I cambiamenti degli ultimi vent’anni
Ancora oggi sono in molti a chiedersi da che parte si debbano leggere, in termini di economia, le ragioni e, soprattutto, che strada si è fatta da allora. Secondo l’economista cattolico Leonardo Becchetti, professore ordinario di Economia politica presso l'Università di Roma Tor Vergata, “c’è una sensibilità molto più forte di prima nei confronti dei problemi, soprattutto quelli ambientali”. La vera questione, però, ritiene Becchetti, è che “la locomotiva della sostenibilità ambientale sta correndo velocissima e la fatica è attaccargli il vagone della sostenibilità sociale, della dignità del lavoro e della persona.
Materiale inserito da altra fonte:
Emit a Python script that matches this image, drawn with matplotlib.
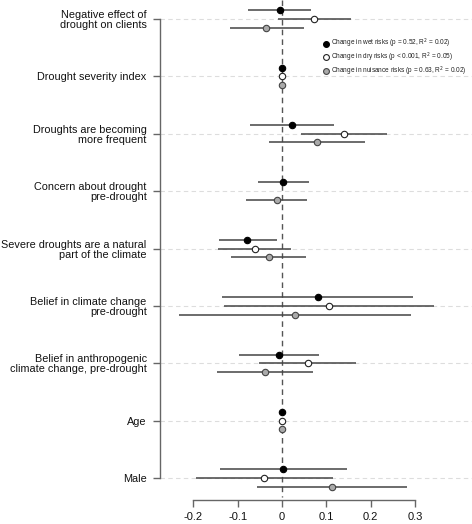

Ed è questo un tema molto meno popolare, molto meno di interesse pubblico e quindi, come al solito, ci sono sensibilità e ci sono anche grandi resistenze al cambiamento”. Il richiamo di Becchetti è a “dare voce e forza, anche economica, a chi sta lavorando” per il cambiamento, come le tante “aziende e imprese responsabili”, un passaggio fondamentale per rafforzare “dentro le istituzioni la forza contrattuale di chi veramente cerca di fare progresso civile e non semplicemente resistenza”. Becchetti riassume anche le differenze tra l’oggi e l’allora: oggi gli esperti parlano di lowbalization, del rallentamento di questa globalizzazione avversata per diverse ragioni, come indicato anche da Papa Francesco nell’enciclica Fratelli tutti, come per la corsa al ribasso, dimostrato dalla scelta delle aziende “di andare a localizzarsi laddove i costi sono più bassi, quelli del lavoro, dell'ambiente e fiscali”. Un giro vizioso che mette in concorrenza gli Stati, che rischia, prosegue Becchetti, di portare ad “un mondo di ricchezza senza nazioni e di nazioni senza ricchezza”, un meccanismo che “amplifica le diseguaglianze”, al quale oggi, però, possono esserci rimedi, come spiega lo stesso economista, che indica due strade: quella della tassa sulle multinazionali sulla quale si sono detti d’accordo i Paesi del G20 e la proposta dell’Unione europea Fit for 55, “dove per la prima volta si parla di dazi ambientali”. Due proposte concrete che “andrebbero ad invertire questa corsa al ribasso, che è il vero problema che la globalizzazione produce in termini di uguaglianza”.